Corey Robin, a prominent Brooklyn College political science professor, pronounced himself “shocked” at what he and other critics of the politicians’ letter see as a case of political interference in the academy.

Noting that the letter writers were pressing the president of Brooklyn College and the chairman of the political science department to withdraw the department’s co-sponsorship, Robin said, “It doesn’t really get much more concerning than that.”

Brooklyn College has so far stood by its professors. “We as an institution are not going to tell members of our faculty what they can and cannot choose to support,” Jeremy Thompson, Brooklyn College spokesman, told Channel 7, New York’s local ABC affiliate.

A spokesman for Rep. Jerry Nadler, the Upper West Side Jewish politician who initiated the letter, said that it wasn’t an attempt to limit speech, but rather an objection to the political science department’s co-sponsorship of the event.

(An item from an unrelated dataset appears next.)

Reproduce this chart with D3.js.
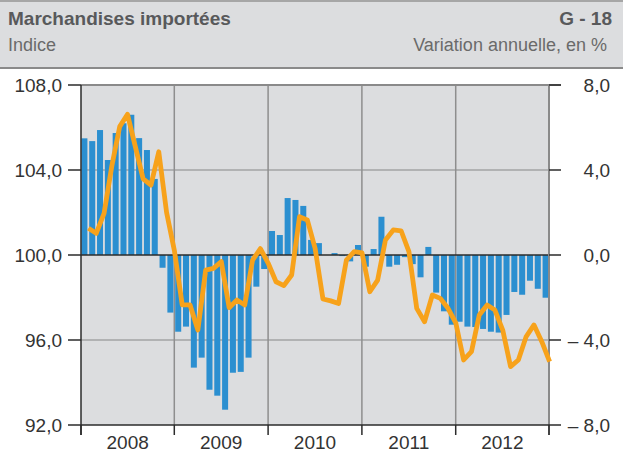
<!DOCTYPE html>
<html>
<head>
<meta charset="utf-8">
<script src="https://cdn.jsdelivr.net/npm/d3@7"></script>
<style>
  body { margin: 0; background: #fff; }
  svg text { font-family: "Liberation Sans", Arial, sans-serif; }
</style>
</head>
<body>
<svg width="623" height="452"></svg>
<script>
// years shown on the x axis
var years = ["2008", "2009", "2010", "2011", "2012"]

// annual variation in % (bars, right axis), one value per month
var variation = [
	5.49, 5.36, 5.88, 4.47, 5.74, 6.2, 6.6, 5.5, 4.94, 3.58, -0.6, -2.71,
	-3.61, -3.37, -5.3, -4.83, -6.34, -6.62, -7.28, -5.54, -5.5, -4.83, -1.49, -0.66,
	1.13, 0.94, 2.68, 2.59, 2.31, 0.71, 0.56, 0.0, 0.09, -0.05, -0.3, 0.47,
	-0.55, 0.28, 1.8, -0.55, -0.46, -0.1, -0.43, -1.05, 0.38, -1.77, -2.65, -3.28,
	-3.14, -3.37, -3.39, -3.48, -3.61, -3.65, -2.82, -1.74, -1.87, -1.21, -1.59, -2.01
]

// index (line, left axis), one value per month
var indice = [
	101.26, 101.02, 101.96, 104.2, 106.04, 106.62, 105.1, 103.58, 103.29, 104.86, 102.0, 100.2,
	97.65, 97.65, 96.47, 99.29, 99.37, 99.69, 97.52, 97.88, 97.65, 99.76, 100.3, 99.61,
	98.74, 98.56, 99.06, 101.8, 101.65, 100.31, 97.93, 97.84, 97.72, 99.76, 100.16, 100.1,
	98.27, 98.82, 100.71, 101.18, 101.14, 100.16, 97.49, 96.86, 98.12, 97.96, 97.49, 96.8,
	95.06, 95.45, 97.18, 97.65, 97.41, 96.47, 94.75, 95.06, 96.16, 96.71, 95.92, 94.98
]

var leftTicks = [92, 96, 100, 104, 108]
var rightTicks = [-8, -4, 0, 4, 8]

var months = variation.map((v, i) => i)

var svg = d3.select("svg")
var fr = d3.format(".1f")
var fmtComma = v => fr(Math.abs(v)).replace(".", ",")

// header
svg.append("rect").attr("x", 0).attr("y", 0).attr("width", 623).attr("height", 68).style("fill", "#dcdddf")
svg.append("line").attr("x1", 0).attr("x2", 623).attr("y1", 1).attr("y2", 1).style("stroke", "#a6a6a6").style("stroke-width", 2)
svg.append("line").attr("x1", 0).attr("x2", 623).attr("y1", 68).attr("y2", 68).style("stroke", "#8a8a8a").style("stroke-width", 2)
svg.append("text").attr("x", 8).attr("y", 25).text("Marchandises importées")
	.style("font-size", "19px").style("font-weight", "bold").style("fill", "#58595b")
svg.append("text").attr("x", 612).attr("y", 25).attr("text-anchor", "end").text("G - 18")
	.style("font-size", "19px").style("font-weight", "bold").style("fill", "#58595b")
svg.append("text").attr("x", 8).attr("y", 51).text("Indice")
	.style("font-size", "18px").style("fill", "#6a6a6a")
svg.append("text").attr("x", 607).attr("y", 51).attr("text-anchor", "end").text("Variation annuelle, en %")
	.style("font-size", "18px").style("fill", "#6a6a6a")

// scales
var pLeft = 81, pRight = 549, pTop = 85, pBottom = 425
var x = d3.scaleBand().domain(months).range([pLeft, pRight]).paddingInner(0.23).paddingOuter(0.05)
var yL = d3.scaleLinear().domain([92, 108]).range([pBottom, pTop])
var yR = d3.scaleLinear().domain([-8, 8]).range([pBottom, pTop])

var yearEdge = i => i == 0 ? pLeft : (i == years.length ? pRight : x(i * 12) - x.step() * x.paddingInner() / 2)

// plot background
svg.append("rect").attr("x", pLeft).attr("y", pTop).attr("width", pRight - pLeft).attr("height", pBottom - pTop).style("fill", "#dcdddf")

// horizontal grid
svg.selectAll("line.hgrid")
	.data([96, 104])
	.enter()
	.append("line")
	.attr("class", "hgrid")
	.attr("x1", pLeft).attr("x2", pRight)
	.attr("y1", d => yL(d)).attr("y2", d => yL(d))
	.style("stroke", "#a3a3a5").style("stroke-width", 1.5)

// year separators
svg.selectAll("line.vgrid")
	.data(d3.range(1, years.length))
	.enter()
	.append("line")
	.attr("class", "vgrid")
	.attr("x1", d => yearEdge(d)).attr("x2", d => yearEdge(d))
	.attr("y1", pTop).attr("y2", pBottom)
	.style("stroke", "#8e8e8e").style("stroke-width", 1.5)

// bars
svg.selectAll("rect.bar")
	.data(variation)
	.enter()
	.append("rect")
	.attr("class", "bar")
	.attr("x", (d, i) => x(i))
	.attr("width", x.bandwidth())
	.attr("y", d => yR(Math.max(0, d)))
	.attr("height", d => Math.abs(yR(d) - yR(0)))
	.style("fill", "#2b8fd0")

// zero line
svg.append("line").attr("x1", pLeft).attr("x2", pRight).attr("y1", yR(0)).attr("y2", yR(0))
	.style("stroke", "#2b2b2b").style("stroke-width", 1.5)

// top + right border
svg.append("line").attr("x1", pLeft).attr("x2", pRight + 12).attr("y1", pTop).attr("y2", pTop)
	.style("stroke", "#8a8a8a").style("stroke-width", 2)
svg.append("line").attr("x1", pRight).attr("x2", pRight).attr("y1", pTop).attr("y2", pBottom + 10)
	.style("stroke", "#8a8a8a").style("stroke-width", 2)

// line (index)
var line = d3.line()
	.x((d, i) => x(i) + x.step() * 0.9)
	.y(d => yL(d))
	.curve(d3.curveLinear)
svg.append("path")
	.datum(indice)
	.attr("d", line)
	.style("fill", "none")
	.style("stroke", "#f7a21b")
	.style("stroke-width", 4.8)
	.style("stroke-linejoin", "round")

// left axis
svg.append("line").attr("x1", pLeft).attr("x2", pLeft).attr("y1", pTop).attr("y2", pBottom + 10)
	.style("stroke", "#2b2b2b").style("stroke-width", 1.5)
var gl = svg.append("g")
gl.selectAll("line")
	.data(leftTicks)
	.enter()
	.append("line")
	.attr("x1", pLeft - 13).attr("x2", pLeft)
	.attr("y1", d => yL(d)).attr("y2", d => yL(d))
	.style("stroke", "#2b2b2b").style("stroke-width", 1.5)
gl.selectAll("text")
	.data(leftTicks)
	.enter()
	.append("text")
	.attr("x", 62).attr("y", d => yL(d) + 7)
	.attr("text-anchor", "end")
	.style("font-size", "19px").style("fill", "#333")
	.text(d => fmtComma(d))

// right axis
var gr = svg.append("g")
gr.selectAll("line")
	.data(rightTicks)
	.enter()
	.append("line")
	.attr("x1", pRight).attr("x2", pRight + 12)
	.attr("y1", d => yR(d)).attr("y2", d => yR(d))
	.style("stroke", "#2b2b2b").style("stroke-width", 1.5)
gr.selectAll("text")
	.data(rightTicks)
	.enter()
	.append("text")
	.attr("x", 610).attr("y", d => yR(d) + 7)
	.attr("text-anchor", "end")
	.style("font-size", "19px").style("fill", "#333")
	.text(d => (d < 0 ? "\u2013 " : "") + fmtComma(d))

// bottom axis
svg.append("line").attr("x1", pLeft).attr("x2", pRight).attr("y1", pBottom).attr("y2", pBottom)
	.style("stroke", "#2b2b2b").style("stroke-width", 1.5)
svg.selectAll("line.xtick")
	.data(d3.range(0, years.length + 1))
	.enter()
	.append("line")
	.attr("class", "xtick")
	.attr("x1", d => yearEdge(d)).attr("x2", d => yearEdge(d))
	.attr("y1", pBottom).attr("y2", pBottom + 10)
	.style("stroke", "#2b2b2b").style("stroke-width", 1.5)
svg.selectAll("text.year")
	.data(years)
	.enter()
	.append("text")
	.attr("class", "year")
	.attr("x", (d, i) => (yearEdge(i) + yearEdge(i + 1)) / 2)
	.attr("y", 449)
	.attr("text-anchor", "middle")
	.style("font-size", "19px").style("fill", "#333")
	.text(d => d)
</script>
</body>
</html>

“Any professor who would want to speak on an issue, we’d never limit that. Any student who wanted to, we wouldn’t limit that,” said Ilan Kayatsky, a Nadler spokesman. “The appearance was that they have given the college’s imprimatur to this event…on a very controversial, sensitive issue to many.”

In their letter, Nadler and his co-signers argued that by cosponsoring an event on the hot button issue featuring only speakers who support the BDS movement, “the Political Science Department has actually stifled free speech by preventing honest, open debate.”

This isn’t the first time that New York City officials have attempted to involve themselves in the workings of the City University of New York, the publicly funded institution of which Brooklyn College is a part

In 1991, Governor Mario Cuomo asked CUNY to discipline Leonard Jeffries, a tenured CUNY professor who had made inflammatory remarks about Jews. And in 2011, former New York City mayor Ed Koch called on CUNY trustee Jeffrey Wiesenfeld to resign after Wiesenfeld attempted to block the university’s John Jay College of Criminal Justice from awarding an honorary degree to playwright Tony Kushner. Wiesenfeld objected to Kushner’s criticism of Israel in some of his work.

“He’s obsessed. He’s obsessed with the state of Israel,” Koch said of Wiesenfeld in an interview with the Forward at the time.

Nineteen New York City politicians signed the January 31 letter, including mayoral candidates Christine Quinn, John Liu, Bill de Blasio, and Bill Thompson. Public Advocate candidates Tish James and Dan Squadron also signed, as did U.S. Representatives Hakeem Jeffries, Nydia Velazquez, and Yvette Clarke.

The press release from Nadler’s office announcing the letter called the signatories “progressive Brooklyn and citywide elected officials.”